(Updates with expert’s report in eighth paragraph.)
Oct. 19 (Bloomberg) -- A judge postponed an Oct. 31 trial over Oracle Corp.’s claims that Google Inc.’s Android software infringed patents on the Java programming language.
U.S. District Judge William Alsup in San Francisco vacated the scheduled trial date, saying it conflicts with a criminal gang case in his courtroom that will continue through January. He asked lawyers for Oracle and Google to consent to a trial before a magistrate judge. If they don’t agree, Alsup said he’s considering “swapping the case to another federal judge,” and the companies will have no right to object.
“I have not been so overworked in 37 years of professional life,” Alsup said. The hearing concluded today with no new trial date scheduled.
Oracle is seeking at least $1 billion in damages from the operator of the world’s largest search engine. Oracle, based in Redwood City, California, accuses Google of infringing its Java patents and copyrights in the Android operating system, now running on more than 150 million mobile devices.
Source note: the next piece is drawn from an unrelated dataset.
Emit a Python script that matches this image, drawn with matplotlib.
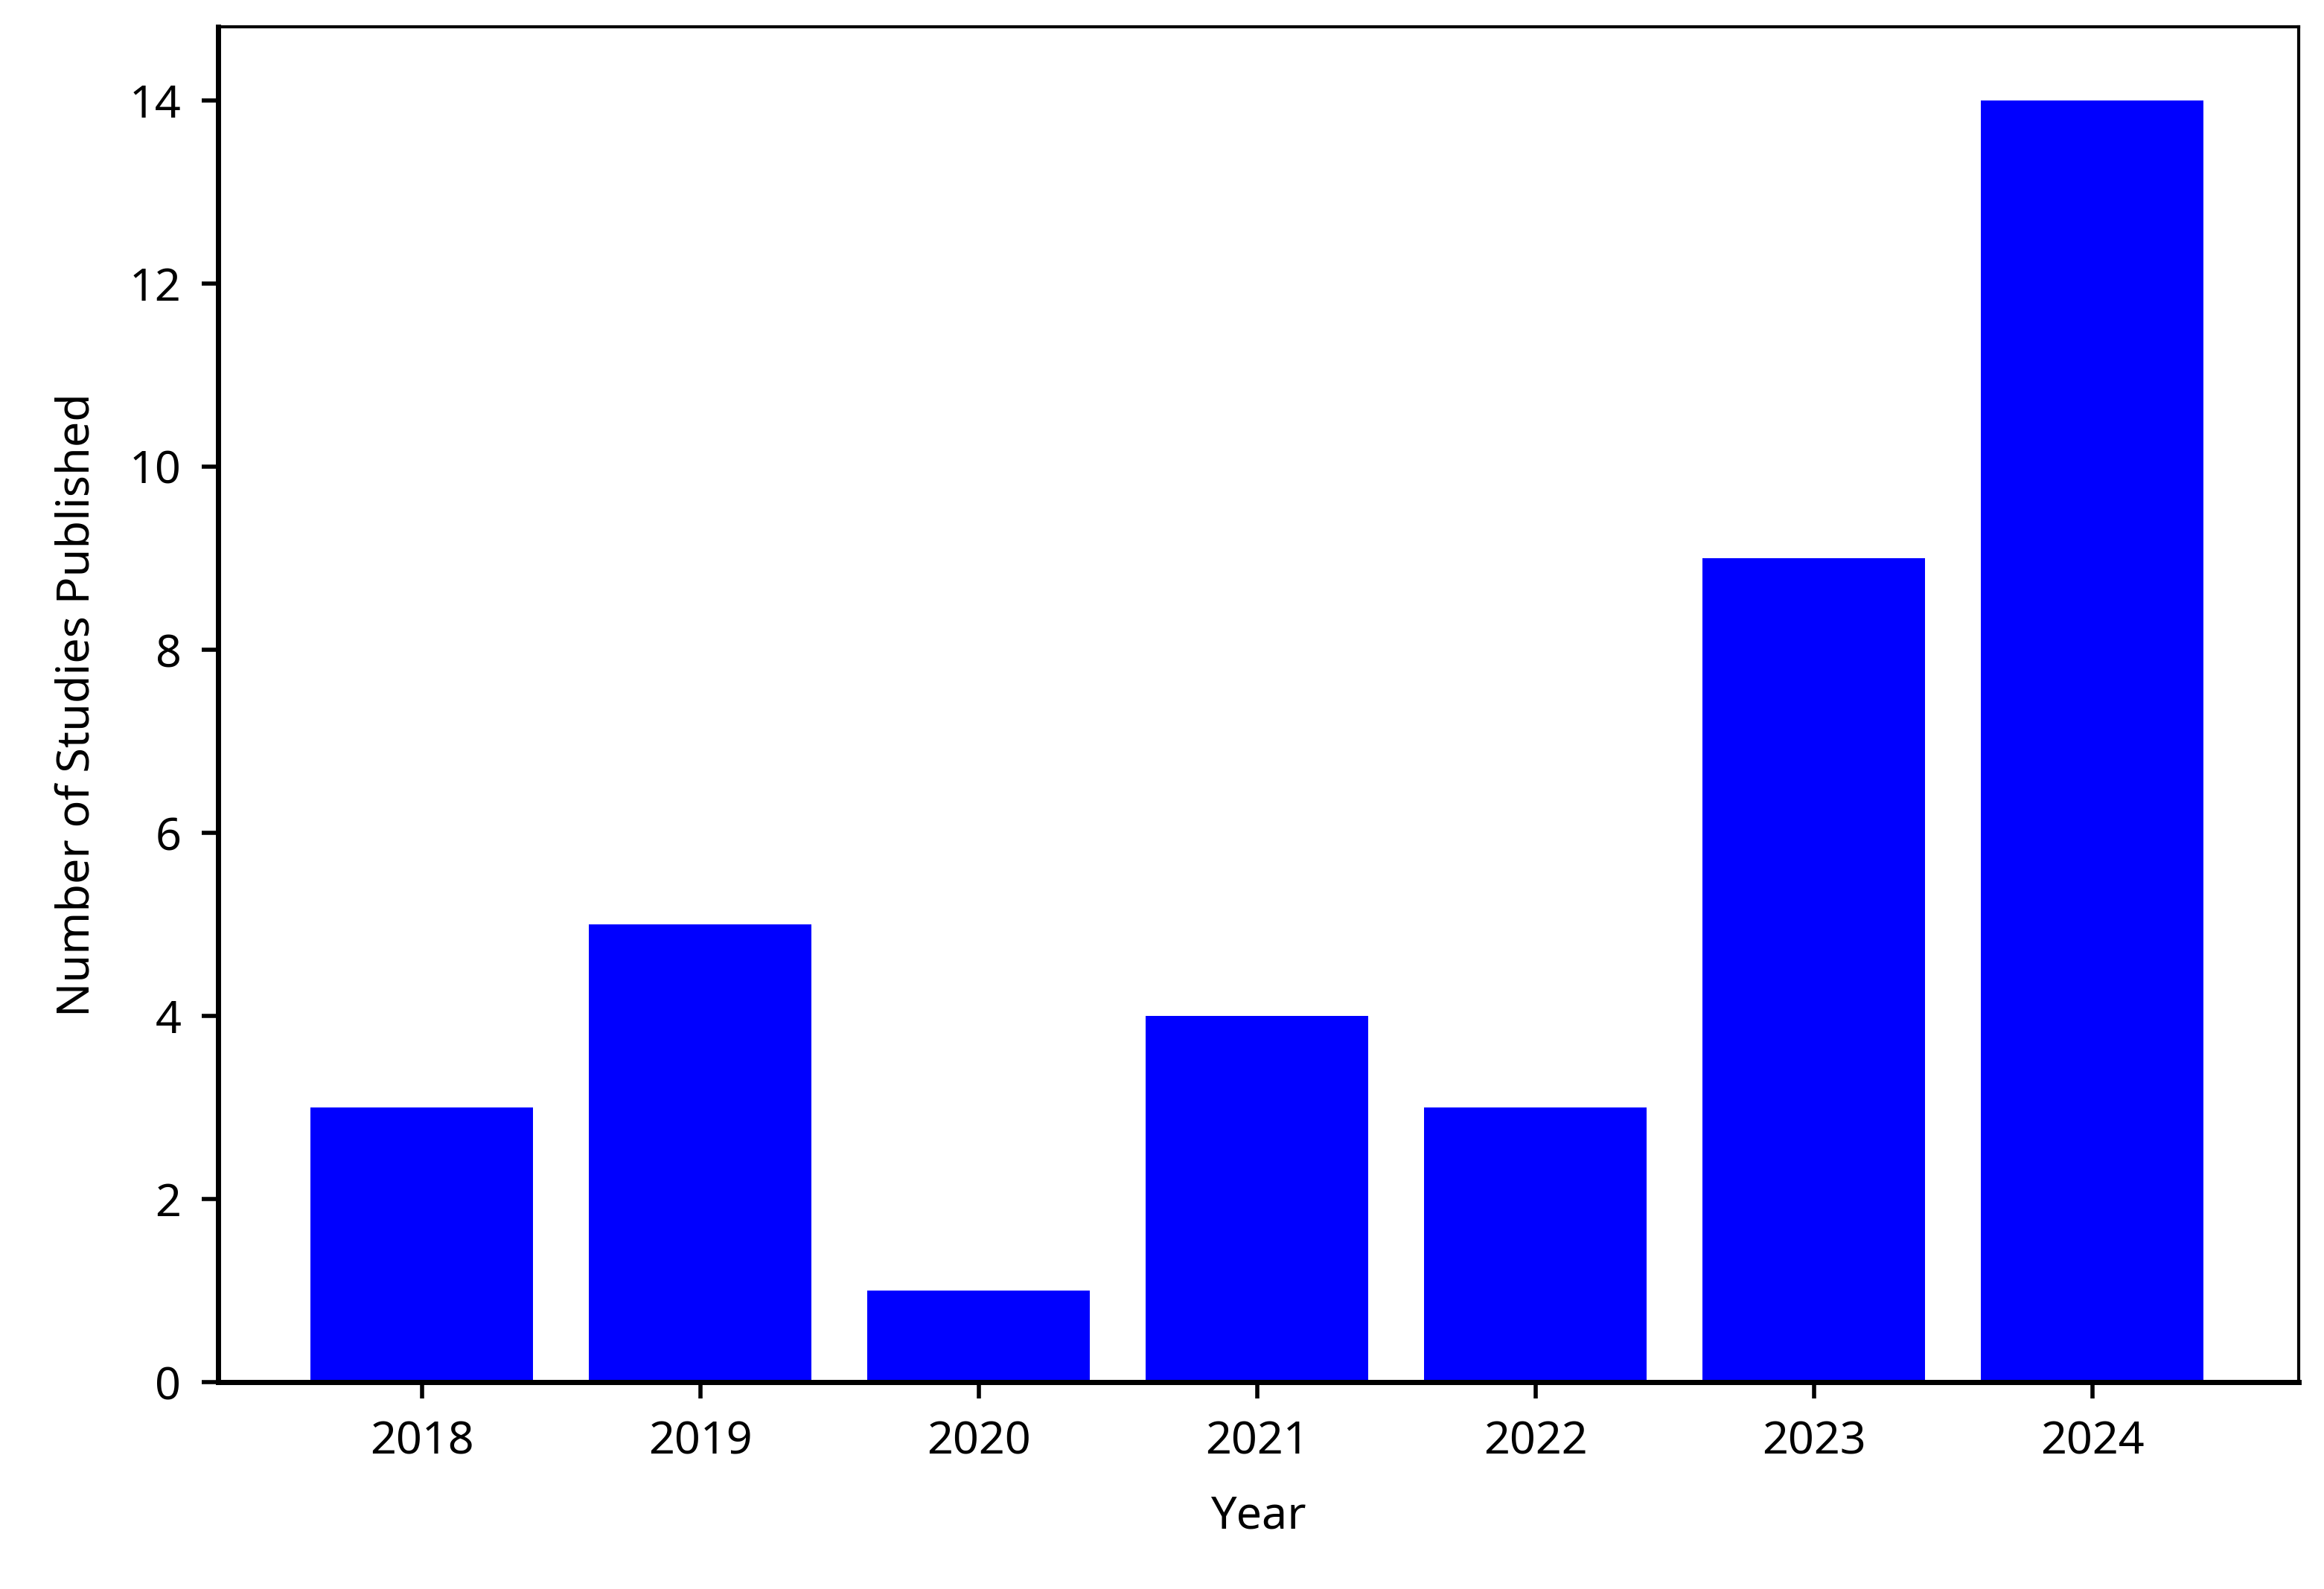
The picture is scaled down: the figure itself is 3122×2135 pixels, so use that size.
import matplotlib
matplotlib.use("Agg")
import matplotlib.pyplot as plt

years = ["2018", "2019", "2020", "2021", "2022", "2023", "2024"]
counts = [3, 5, 1, 4, 3, 9, 14]
yticks = [0, 2, 4, 6, 8, 10, 12, 14]

plt.rcParams["font.family"] = ["Noto Sans", "DejaVu Sans"]

fig = plt.figure(figsize=(15.61, 10.675), dpi=200)
ax = fig.add_axes([0.094, 0.13, 0.895, 0.853])
x = list(range(len(years)))
ax.bar(x, counts, width=0.8, color="#0000ff")
ax.set_xlim(-0.73, len(years) - 1 + 0.74)
ax.set_ylim(0, 14.8)
ax.set_xticks(x)
ax.set_xticklabels(years)
ax.set_yticks(yticks)
ax.tick_params(axis="both", direction="out", length=8, width=2, labelsize=22, pad=10)
for side in ["left", "bottom"]:
    ax.spines[side].set_linewidth(2.5)
for side in ["top", "right"]:
    ax.spines[side].set_linewidth(1.5)
ax.set_xlabel("Year", fontsize=22, labelpad=14)
ax.set_ylabel("Number of Studies Published", fontsize=22, labelpad=14)
fig.savefig("out.png", dpi=200, facecolor="white")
Google, based in Mountain View, California, has denied the claims.
The judge gave the lawyers a chance today to argue whether the copyright and patent claims in the case should be split into two trials. Alsup said he favors having the copyright issues decided in the first trial.
“Maybe the jury would say there is no liability, then there may be a settlement,” he said. “Maybe they would say there is a huge liability and there might be a settlement. I’m seeking some formula like that.”
The judge said an expert he appointed to review damages calculations by both sides should submit his initial report on Nov. 14, to be followed by a more in-depth independent analysis three months from today.
Alsup made no decision today on Google’s bid to exclude as evidence an employee’s e-mail saying the company should negotiate a license for Java.
Google said the e-mail was mistakenly provided to Oracle during pre-trial document exchanges and should be kept secret under a law protecting communications between attorneys and their clients.
The case is Oracle America Inc. v. Google Inc., 10-03561, U.S. District Court, Northern District of California (San Francisco).